In its purely technical application, multiple flash is used to increase the effective light output available from a single flash unit, allowing a smaller aperture to be selected than would be possible with a single discharge alone. This approach is particularly useful in large spaces or when photographing subjects at greater distances where a single flash would provide insufficient illumination to achieve both correct exposure and the depth of field required by the subject. By firing the flash repeatedly during a single long exposure made in darkness or near darkness, the light from each successive discharge accumulates on the film or sensor, effectively multiplying the total light output available. The number of flashes required to achieve a given exposure at a specific aperture can be calculated from the flash unit's guide number, with the total accumulated exposure equivalent to the sum of all the individual flash contributions.
The creative applications of multiple flash are perhaps even more compelling than its purely technical uses. When a subject moves continuously during a single long exposure in a darkened environment and the flash is fired repeatedly at regular intervals during that movement, each flash discharge freezes the subject at a different stage of its motion and records it as a distinct, sharp image overlaid on the same frame. The resulting photograph shows a sequence of frozen positions of the moving subject superimposed against a dark background, creating a visual record of the complete arc or sequence of the movement that reveals its geometry, timing, and dynamics in a way that no single exposure could capture. This stroboscopic multiple flash technique has produced some of the most scientifically informative and visually striking images in the history of photography, made famous by the pioneering work of Dr Harold Edgerton at MIT, whose multiple flash photographs of subjects including golf swings, tennis strokes, drops of milk, and the flight of birds and insects opened up new visual worlds of motion analysis and scientific understanding.

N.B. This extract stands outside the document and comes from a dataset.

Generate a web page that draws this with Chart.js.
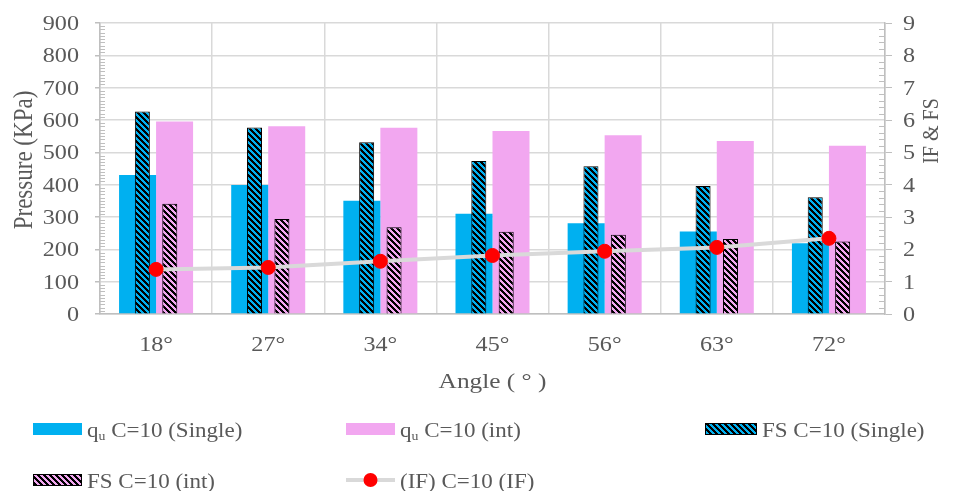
<!DOCTYPE html>
<html>
<head>
<meta charset="utf-8">
<title>Pressure, IF and FS by angle</title>
<script src="https://cdn.jsdelivr.net/npm/chart.js@4.4.1/dist/chart.umd.min.js"></script>
<style>
    html, body { margin: 0; padding: 0; background: #ffffff; }
    canvas { display: block; }
</style>
</head>
<body>
<canvas id="chart" width="953" height="491"></canvas>
<script>
'use strict';

// values
var angles = ['18°', '27°', '34°', '45°', '56°', '63°', '72°'];
var quSingle = [430, 399, 350, 310, 281, 255, 219];
var quInt = [595, 581, 576, 566, 553, 535, 520];
var fsSingle = [6.26, 5.77, 5.31, 4.73, 4.57, 3.96, 3.61];
var fsInt = [3.41, 2.94, 2.68, 2.54, 2.45, 2.32, 2.24];
var ifLine = [1.38, 1.44, 1.63, 1.81, 1.94, 2.06, 2.34];

var seriesLabels = ['q_u C=10 (Single)', 'q_u C=10 (int)', 'FS C=10 (Single)', 'FS C=10 (int)', '(IF) C=10 (IF)'];

var textColor = '#595959',
    gridColor = '#D9D9D9',
    axisColor = '#BFBFBF',
    fontFamily = '"Liberation Serif", "Times New Roman", serif',
    stretch = 1.15;

// Excel-like "wide downward diagonal" fill
var makeHatch = function (color) {
    var tile = document.createElement('canvas'),
        c, x, y;

    tile.width = 6;
    tile.height = 6;
    c = tile.getContext('2d');
    c.fillStyle = color;
    c.fillRect(0, 0, 6, 6);
    c.fillStyle = '#000000';

    for (y = 0; y < 6; y++) {
        for (x = 0; x < 6; x++) {
            if (((x - y) % 6 + 6) % 6 < 3) { c.fillRect(x, y, 1, 1); }
        }
    }

    return c.createPattern(tile, 'repeat');
};

var drawText = function (ctx, text, x, y, size, align, rotated) {
    var width;

    ctx.save();
    ctx.translate(x, y);
    ctx.scale(stretch, 1);
    if (rotated) { ctx.rotate(-Math.PI / 2); }
    ctx.font = size + 'px ' + fontFamily;
    ctx.fillStyle = textColor;
    ctx.textAlign = align;
    ctx.textBaseline = 'alphabetic';
    ctx.fillText(text, 0, 0);
    width = ctx.measureText(text).width * stretch;
    ctx.restore();

    return width;
};

// label with "q_u" drawn as q + subscript u
var drawLabel = function (ctx, label, x, y) {
    if (label.indexOf('q_u') === 0) {
        x += drawText(ctx, 'q', x, y, 20, 'left');
        x += drawText(ctx, 'u', x, y + 3, 12, 'left');
        label = label.slice(3);
    }
    drawText(ctx, label, x, y, 20, 'left');
};

var drawLegend = function (chart) {
    var ctx = chart.ctx,
        sets = chart.data.datasets,
        slots = [[33, 423, 49], [346, 423, 49], [705, 423, 52], [33, 474, 49], [346, 474, 49]];

    sets.forEach(function (ds, i) {
        var s = slots[i];

        ctx.save();
        if (ds.type === 'line') {
            ctx.strokeStyle = ds.borderColor;
            ctx.lineWidth = ds.borderWidth;
            ctx.beginPath();
            ctx.moveTo(s[0], s[1] + 6);
            ctx.lineTo(s[0] + s[2], s[1] + 6);
            ctx.stroke();
            ctx.fillStyle = ds.pointBackgroundColor;
            ctx.beginPath();
            ctx.arc(s[0] + s[2] / 2, s[1] + 6, ds.pointRadius, 0, Math.PI * 2);
            ctx.fill();
        } else {
            ctx.fillStyle = ds.backgroundColor;
            ctx.fillRect(s[0], s[1], s[2], 12);
            if (ds.borderWidth) {
                ctx.strokeStyle = ds.borderColor;
                ctx.lineWidth = 1;
                ctx.strokeRect(s[0] + 0.5, s[1] + 0.5, s[2] - 1, 11);
            }
        }
        ctx.restore();

        drawLabel(ctx, ds.label, s[0] + s[2] + 5, s[1] + 14);
    });
};

// the FS bars sit on their own, nudged sideways over the q bars
var barShift = {
    id: 'barShift',
    afterDatasetUpdate: function (chart, args) {
        var shift = chart.data.datasets[args.index].shift;

        if (!shift) { return; }
        args.meta.data.forEach(function (bar) { bar.x += shift; });
    }
};

var axisText = {
    id: 'axisText',
    afterDraw: function (chart) {
        var ctx = chart.ctx,
            x = chart.scales.x,
            y = chart.scales.y,
            y1 = chart.scales.y1,
            area = chart.chartArea,
            v;

        // minor tick marks, inside the plot
        ctx.save();
        ctx.strokeStyle = axisColor;
        ctx.lineWidth = 1;
        ctx.beginPath();
        for (v = 10; v < 900; v += 10) {
            if (v % 100 === 0) { continue; }
            ctx.moveTo(area.left, Math.round(y.getPixelForValue(v)) + 0.5);
            ctx.lineTo(area.left + 5, Math.round(y.getPixelForValue(v)) + 0.5);
        }
        for (v = 1; v < 45; v++) {
            if (v % 5 === 0) { continue; }
            ctx.moveTo(area.right - 6, Math.round(y1.getPixelForValue(v / 5)) + 0.5);
            ctx.lineTo(area.right, Math.round(y1.getPixelForValue(v / 5)) + 0.5);
        }
        ctx.stroke();
        ctx.restore();

        y.ticks.forEach(function (t) {
            drawText(ctx, String(t.value), area.left - 21, y.getPixelForValue(t.value) + 7, 21, 'right');
        });
        y1.ticks.forEach(function (t) {
            drawText(ctx, String(t.value), area.right + 18, y1.getPixelForValue(t.value) + 7, 21, 'left');
        });
        chart.data.labels.forEach(function (label, i) {
            drawText(ctx, label, x.getPixelForValue(i), 351, 21, 'center');
        });

        drawText(ctx, 'Angle ( ° )', (area.left + area.right) / 2, 388, 22, 'center');
        drawText(ctx, 'Pressure (KPa)', 32, 160, 23, 'center', true);
        drawText(ctx, 'IF & FS', 938, 131, 20, 'center', true);

        drawLegend(chart);
    }
};

new Chart(document.getElementById('chart'), {
    type: 'bar',
    data: {
        labels: angles,
        datasets: [{
            label: seriesLabels[0],
            data: quSingle,
            backgroundColor: '#00B0F0',
            borderWidth: 0,
            yAxisID: 'y',
            categoryPercentage: 0.66,
            barPercentage: 1.0,
            order: 2
        }, {
            label: seriesLabels[1],
            data: quInt,
            backgroundColor: '#F2A7F0',
            borderWidth: 0,
            yAxisID: 'y',
            categoryPercentage: 0.66,
            barPercentage: 1.0,
            order: 2
        }, {
            label: seriesLabels[2],
            data: fsSingle,
            backgroundColor: makeHatch('#00B0F0'),
            borderColor: '#000000',
            borderWidth: 1,
            yAxisID: 'y1',
            grouped: false,
            categoryPercentage: 1.0,
            barPercentage: 0.134,
            maxBarThickness: 15,
            shift: -13.7,
            order: 1
        }, {
            label: seriesLabels[3],
            data: fsInt,
            backgroundColor: makeHatch('#F2A7F0'),
            borderColor: '#000000',
            borderWidth: 1,
            yAxisID: 'y1',
            grouped: false,
            categoryPercentage: 1.0,
            barPercentage: 0.134,
            maxBarThickness: 15,
            shift: 13.7,
            order: 1
        }, {
            type: 'line',
            label: seriesLabels[4],
            data: ifLine,
            borderColor: '#D9D9D9',
            borderWidth: 4,
            pointRadius: 7,
            pointBackgroundColor: '#FF0000',
            pointBorderColor: '#FF0000',
            pointBorderWidth: 1,
            tension: 0,
            fill: false,
            yAxisID: 'y1',
            order: 0
        }]
    },
    options: {
        responsive: false,
        animation: false,
        layout: { padding: { top: 23, right: 0, bottom: 0, left: 0 } },
        plugins: {
            legend: { display: false },
            tooltip: { enabled: false }
        },
        scales: {
            x: {
                type: 'category',
                position: 'bottom',
                offset: true,
                grid: { offset: true, color: gridColor, lineWidth: 1.5, drawTicks: false },
                border: { color: axisColor, width: 1.5 },
                ticks: { display: false },
                afterFit: function (scale) { scale.height = 177; }
            },
            y: {
                position: 'left',
                min: 0,
                max: 900,
                ticks: { stepSize: 100, display: false },
                grid: { color: gridColor, lineWidth: 1.5, tickLength: 5, tickColor: axisColor },
                border: { color: axisColor, width: 1.5 },
                afterFit: function (scale) { scale.width = 100; }
            },
            y1: {
                position: 'right',
                min: 0,
                max: 9,
                ticks: { stepSize: 1, display: false },
                grid: { drawOnChartArea: false, tickLength: 7, tickColor: axisColor },
                border: { color: axisColor, width: 1.5 },
                afterFit: function (scale) { scale.width = 68; }
            }
        }
    },
    plugins: [barShift, axisText]
});
</script>
</body>
</html>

Sporting subjects are among the most widely photographed applications of the creative stroboscopic multiple flash technique, with the swing of a golfer, the stroke of a tennis player, the kick of a footballer, or the movement of a gymnast all lending themselves naturally to the technique, producing images in which the complete arc of the movement is revealed as a graceful sequence of overlapping frozen positions that convey the full dynamic quality and athleticism of the action. Wildlife photography similarly benefits from the technique when applied to fast moving subjects such as the wing beats of birds in flight or the movement of nocturnal animals, where the rapid repetitive motion of wings or limbs can be decomposed into a revealing sequence of frozen stages by careful application of stroboscopic multiple flash.

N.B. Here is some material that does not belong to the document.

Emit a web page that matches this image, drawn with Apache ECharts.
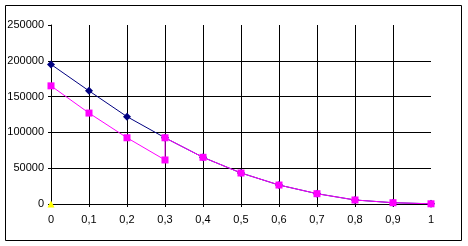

Multiple flash can also be used in combination with camera movement or subject repositioning between flashes to create multiple exposure effects within a single frame, placing the same subject in several different positions across the image area and producing images in which a person or object appears to be present in two or more locations simultaneously. Careful attention to the tonal values of the background and the positioning of the subject is required to prevent the overlapping images from merging into an unreadable confusion of superimposed forms, and the technique generally works most effectively against a plain dark background that provides a clear separation between the multiple recorded positions of the subject.